Case Keenum hints at 'tough' treatment of family members by Eagles fans

Philadelphia sports fans are notorious. So, naturally, with their Eagles going to the Super Bowl for the first time in 13 years, for every story about Nick Foles or a dominant defensive line, there is a headline about the fans themselves. And mostly, of course, about their raucous or appalling behavior.

Minnesotans, coping not only with defeat but also the prospect of hosting those fans for the Super Bowl, are particularly peeved. They’re alleging hat thievery, urine-related incidents and “random acts of violence.” They’re not going to let the storyline die. And in that regard, their quarterback is helping them out.

Philadelphia Eagles fans cheer during their team’s 38-7 victory over the Minnesota Vikings. (Getty)
Philadelphia Eagles fans cheer during their team’s 38-7 victory over the Minnesota Vikings. (Getty)

Case Keenum appeared on “The Dan Barreiro Show” on KFAN in Minneapolis on Tuesday, and when asked about Vikings fans, he went out of his way to mention some “other fans that we may have dealt with recently – that even our girls had to deal with recently.” Of course, he meant Eagles fans.

A few minutes later, when asked to follow up on the treatment of family members in Philadelphia, he declined to get specific, but hinted at some ugliness:

“It was tough, man. I’m not gonna tell you any stories, but there were some situations that were not good. I’m glad I had some of my friends that were there to intercede in some situations. But it was tough for everybody involved, not just us on the field.”

On one hand, it’s difficult to get too worked up about comments that are so vague. On the other, there’s precedent here. We know that verbal abuse and beer-bottle throwing were features of the Viking fan experience in Philadelphia on Sunday. We know that some Eagles fans pelted the Vikings’ team bus with eggs and containers of all kinds.

We also know that Eagles fans have a history of crossing the line with their treatment of opposing players’ family members.

“I heard that’s the one stadium you keep your family from going to,” Redskins running back Chris Thompson said earlier this season. “I was told that right away my rookie year: Keep your family away.”

Keenum’s comments, therefore, aren’t all that surprising.

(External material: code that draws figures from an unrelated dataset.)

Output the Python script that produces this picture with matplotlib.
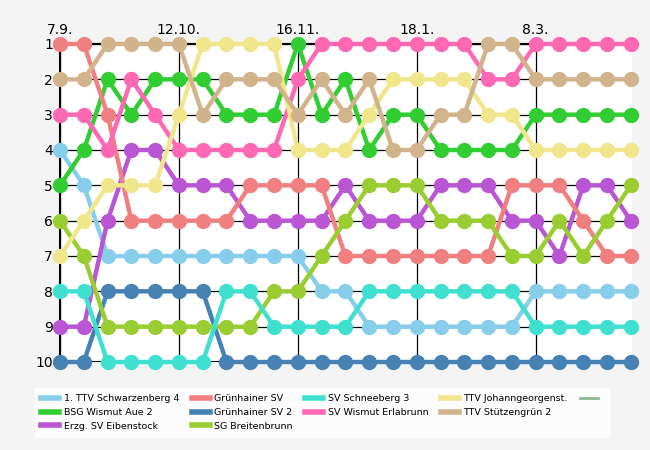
import numpy as np
import matplotlib
matplotlib.use('Agg')
import matplotlib.pyplot as plt
from matplotlib.lines import Line2D

''' data '''
rounds = list(range(25))
tick_pos = [0, 5, 10, 15, 20]
tick_labels = ['7.9.', '12.10.', '16.11.', '18.1.', '8.3.']

teams = ['1. TTV Schwarzenberg 4', 'BSG Wismut Aue 2', 'Erzg. SV Eibenstock',
         'Grünhainer SV', 'Grünhainer SV 2', 'SG Breitenbrunn',
         'SV Schneeberg 3', 'SV Wismut Erlabrunn',
         'TTV Johanngeorgenst.', 'TTV Stützengrün 2']
colors = ['#87ceeb', '#32cd32', '#ba55d3', '#f08080', '#4682b4', '#9acd32',
          '#40e0d0', '#ff69b4', '#f0e68c', '#d2b48c']

schwarzenberg = [4, 5, 7, 7, 7, 7, 7, 7, 7, 7, 7, 8, 8, 9, 9, 9, 9, 9, 9, 9, 8, 8, 8, 8, 8]
aue           = [5, 4, 2, 3, 2, 2, 2, 3, 3, 3, 1, 3, 2, 4, 3, 3, 4, 4, 4, 4, 3, 3, 3, 3, 3]
eibenstock    = [9, 9, 6, 4, 4, 5, 5, 5, 6, 6, 6, 6, 5, 6, 6, 6, 5, 5, 5, 6, 6, 7, 5, 5, 6]
gruenhain     = [1, 1, 3, 6, 6, 6, 6, 6, 5, 5, 5, 5, 7, 7, 7, 7, 7, 7, 7, 5, 5, 5, 6, 7, 7]
gruenhain2    = [10, 10, 8, 8, 8, 8, 8, 10, 10, 10, 10, 10, 10, 10, 10, 10, 10, 10, 10, 10, 10, 10, 10, 10, 10]
breitenbrunn  = [6, 7, 9, 9, 9, 9, 9, 9, 9, 8, 8, 7, 6, 5, 5, 5, 6, 6, 6, 7, 7, 6, 7, 6, 5]
schneeberg    = [8, 8, 10, 10, 10, 10, 10, 8, 8, 9, 9, 9, 9, 8, 8, 8, 8, 8, 8, 8, 9, 9, 9, 9, 9]
erlabrunn     = [3, 3, 4, 2, 3, 4, 4, 4, 4, 4, 2, 1, 1, 1, 1, 1, 1, 1, 2, 2, 1, 1, 1, 1, 1]
johann        = [7, 6, 5, 5, 5, 3, 1, 1, 1, 1, 4, 4, 4, 3, 2, 2, 2, 2, 3, 3, 4, 4, 4, 4, 4]
stuetzengruen = [2, 2, 1, 1, 1, 1, 3, 2, 2, 2, 3, 2, 3, 2, 4, 4, 3, 3, 1, 1, 2, 2, 2, 2, 2]
series = [schwarzenberg, aue, eibenstock, gruenhain, gruenhain2, breitenbrunn,
          schneeberg, erlabrunn, johann, stuetzengruen]

''' plot '''
fig = plt.figure(figsize=(6.5, 4.5), dpi=100, facecolor='#f4f4f4')
ax = fig.add_axes([60 / 650, 1 - 362 / 450, 572 / 650, 318 / 450])
ax.set_facecolor('white')

for name, col, ranks in zip(teams, colors, series):
    ax.plot(rounds, ranks, color=col, lw=3.2, marker='o', ms=10, zorder=3, clip_on=False)

ax.set_xlim(0, 24.05)
ax.set_ylim(10, 1)
ax.set_yticks(range(1, 11))
ax.set_xticks(tick_pos)
ax.set_xticklabels(tick_labels)
ax.xaxis.tick_top()
ax.tick_params(labelsize=10, length=4, pad=1)
ax.grid(True, color='black', lw=0.9, zorder=1)
for s in ['right', 'bottom']:
    ax.spines[s].set_visible(False)
ax.spines['left'].set_linewidth(1.5)
ax.spines['top'].set_linewidth(1.5)
ax.axhline(10, color='black', lw=1.5, zorder=1)

''' legend: pad with blanks to get the column layout '''
h = {n: Line2D([], [], color=c, lw=4) for n, c in zip(teams, colors)}
blank = Line2D([], [], color='none')
extra = Line2D([], [], color='#8fbc8f', lw=2)
order = [('1. TTV Schwarzenberg 4', h['1. TTV Schwarzenberg 4']),
         ('BSG Wismut Aue 2', h['BSG Wismut Aue 2']),
         ('Erzg. SV Eibenstock', h['Erzg. SV Eibenstock']),
         ('Grünhainer SV', h['Grünhainer SV']),
         ('Grünhainer SV 2', h['Grünhainer SV 2']),
         ('SG Breitenbrunn', h['SG Breitenbrunn']),
         ('SV Schneeberg 3', h['SV Schneeberg 3']),
         ('SV Wismut Erlabrunn', h['SV Wismut Erlabrunn']),
         ('', blank),
         ('TTV Johanngeorgenst.', h['TTV Johanngeorgenst.']),
         ('TTV Stützengrün 2', h['TTV Stützengrün 2']),
         ('', blank),
         ('', extra), ('', blank), ('', blank)]
leg = fig.legend([o[1] for o in order], [o[0] for o in order], ncol=5,
                 loc='upper left', bbox_to_anchor=(30 / 650, 1 - 383 / 450),
                 fontsize=6.8, frameon=True, fancybox=False, edgecolor='white',
                 handlelength=1.9, handletextpad=0.5, columnspacing=1.3,
                 labelspacing=0.5, borderpad=0.7)
leg.get_frame().set_facecolor('white')

fig.savefig('out.png', facecolor=fig.get_facecolor())
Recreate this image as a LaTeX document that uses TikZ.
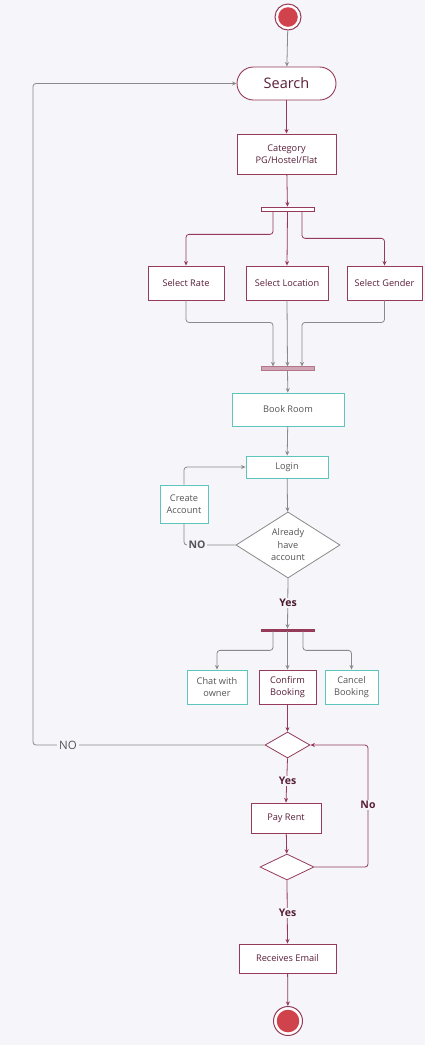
\documentclass[tikz,border=0pt]{standalone}
\usepackage{fontspec}
\setmainfont{Open Sans}
\usetikzlibrary{shapes.geometric,arrows.meta,calc}
\definecolor{mar}{HTML}{963A5A}
\definecolor{martext}{HTML}{5A1F38}
\definecolor{teal}{HTML}{5EC4BE}
\definecolor{gr}{HTML}{8A8A8A}
\definecolor{grtext}{HTML}{555555}
\definecolor{bg}{HTML}{F5F5FA}
\definecolor{dotred}{HTML}{D0424C}
\tikzset{
  x=1pt,y=-1pt,
  every node/.style={font=\fontsize{9.2}{12.5}\selectfont, align=center, inner sep=0pt},
  mbox/.style={draw=mar, fill=white, line width=0.9pt, text=martext},
  tbox/.style={draw=teal, fill=white, line width=0.9pt, text=grtext},
  mline/.style={draw=mar, line width=0.8pt, rounded corners=3pt},
  gline/.style={draw=gr, line width=0.8pt, rounded corners=3pt},
  arr/.style={-{Stealth[length=4.5pt,width=4pt]}},
  lab/.style={fill=bg, inner sep=1.5pt, font=\bfseries\fontsize{10.5}{12}\selectfont},
  termnode/.style={circle, draw=mar, line width=1pt, fill=white, minimum size=#1,
     path picture={\fill[dotred] (path picture bounding box.center) circle ({#1/2-3.2pt});}},
  bar/.style={draw=mar, line width=0.7pt, minimum width=53pt},
}
\begin{document}
\begin{tikzpicture}
\fill[bg] (0,0) rectangle (425,1045);
\useasboundingbox (0,0) rectangle (425,1045);

% nodes
\node[termnode=26pt] (start) at (288,17) {};
\node[mbox, rounded corners=16.5pt, minimum width=99pt, minimum height=33pt,
  font=\fontsize{14.5}{17}\selectfont] (search) at (286.5,83.5) {Search};
\node[mbox, minimum width=99pt, minimum height=40pt] (cat) at (286.5,154) {Category\\PG/Hostel/Flat};
\node[bar, fill=white, minimum height=4pt] (bar1) at (287.5,209) {};
\node[mbox, minimum width=76pt, minimum height=34pt] (rate) at (186,283) {Select Rate};
\node[mbox, minimum width=82pt, minimum height=34pt] (loc) at (287,283) {Select Location};
\node[mbox, minimum width=75pt, minimum height=34pt] (gender) at (384.5,283) {Select Gender};
\node[bar, fill=mar!45, draw=mar!70, minimum height=3.5pt] (bar2) at (287.5,368.5) {};
\node[tbox, minimum width=112pt, minimum height=33pt] (book) at (288,409.5) {Book Room};
\node[tbox, minimum width=82pt, minimum height=22pt] (login) at (287,467) {Login};
\node[tbox, minimum width=48pt, minimum height=38pt] (create) at (184,504) {Create\\Account};
\node[diamond, draw=gr, fill=white, line width=0.8pt, minimum width=104pt, minimum height=64pt,
  text=grtext] (d1) at (288,545) {Already\\have\\account};
\node[bar, fill=mar, minimum height=2pt] (bar3) at (287.5,630) {};
\node[tbox, minimum width=60pt, minimum height=34pt] (chat) at (217,687) {Chat with\\owner};
\node[mbox, minimum width=57pt, minimum height=34pt] (confirm) at (287.5,687) {Confirm\\Booking};
\node[tbox, minimum width=53pt, minimum height=34pt] (cancel) at (351.5,687) {Cancel\\Booking};
\node[diamond, draw=mar, fill=white, line width=0.8pt, minimum width=45pt, minimum height=26pt] (d2) at (287.5,745) {};
\node[mbox, minimum width=70pt, minimum height=30pt] (pay) at (286,818) {Pay Rent};
\node[diamond, draw=mar, fill=white, line width=0.8pt, minimum width=54pt, minimum height=26pt] (d3) at (287,867) {};
\node[mbox, minimum width=97pt, minimum height=29pt] (email) at (287.5,958.5) {Receives Email};
\node[termnode=29pt] (end) at (288,1021) {};

% connectors
\draw[gline, arr] (start) -- (search);
\draw[mline, arr] (search) -- (cat);
\draw[mline, arr] (cat) -- (bar1);
\draw[mline, arr] ([xshift=-14.5pt]bar1.south) -- ++(0,23) -| (rate.north);
\draw[mline, arr] (bar1.south) -- (loc.north);
\draw[mline, arr] ([xshift=14.5pt]bar1.south) -- ++(0,27) -| (gender.north);
\draw[gline, arr] (rate.south) -- ++(0,22) -| ([xshift=-14.5pt]bar2.north);
\draw[gline, arr] (loc.south) -- (bar2.north);
\draw[gline, arr] (gender.south) -- ++(0,22) -| ([xshift=14.5pt]bar2.north);
\draw[gline, arr] (bar2) -- (book);
\draw[gline, arr] (book) -- (login);
\draw[gline, arr] (login) -- (d1);
\draw[gline] (d1.west) -| (create.south);
\node[lab, text=grtext] (no1) at (197,545) {NO};
\draw[gline, arr] (create.north) |- (login.west);
\draw[gline, arr] (d1.south) -- (bar3.north);
\node[lab, text=martext!80!black] (yes1) at (288,603) {Yes};
\draw[gline, arr] ([xshift=-14.5pt]bar3.south) -- ++(0,19) -| (chat.north);
\draw[gline, arr] (bar3.south) -- (confirm.north);
\draw[gline, arr] ([xshift=15.5pt]bar3.south) -- ++(0,19) -| (cancel.north);
\draw[mline, arr] (confirm) -- (d2);
\coordinate (loopl) at (33,745);
\draw[gline, arr] (d2.west) -- (loopl) |- (search.west);
\node[fill=bg, inner sep=2pt, text=grtext, font=\fontsize{11.5}{13}\selectfont] (no2) at (68,745) {NO};
\draw[mline, arr] (d2.south) -- (pay.north);
\node[lab, text=martext] (yes2) at (287.5,781) {Yes};
\draw[mline, arr] (pay) -- (d3);
\coordinate (loopr) at (368,867);
\draw[mline, arr] (d3.east) -- (loopr) |- (d2.east);
\node[lab, text=martext] (no3) at (368,805) {No};
\draw[mline, arr] (d3.south) -- (email.north);
\node[lab, text=martext] (yes3) at (287.5,913) {Yes};
\draw[mline, arr] (email) -- (end);
\end{tikzpicture}
\end{document}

Which is exactly the problem.

Philadelphians would surely like us to point out that most NFL cities are home to unruly, rude, and at times abusive fans. Philly isn’t unique. They’d also probably like us to point out that the fans who did dole out “tough” treatment to Keenum’s family are in the minority. The majority of Eagles followers just wanted to celebrate by driving dune buggies up the Art Museum steps and climbing light poles.

But for the first NFC championship game in Philly in 13 years, it does seem like the treatment of opposing fans was especially harsh. And apparently the Keenums weren’t immune to it.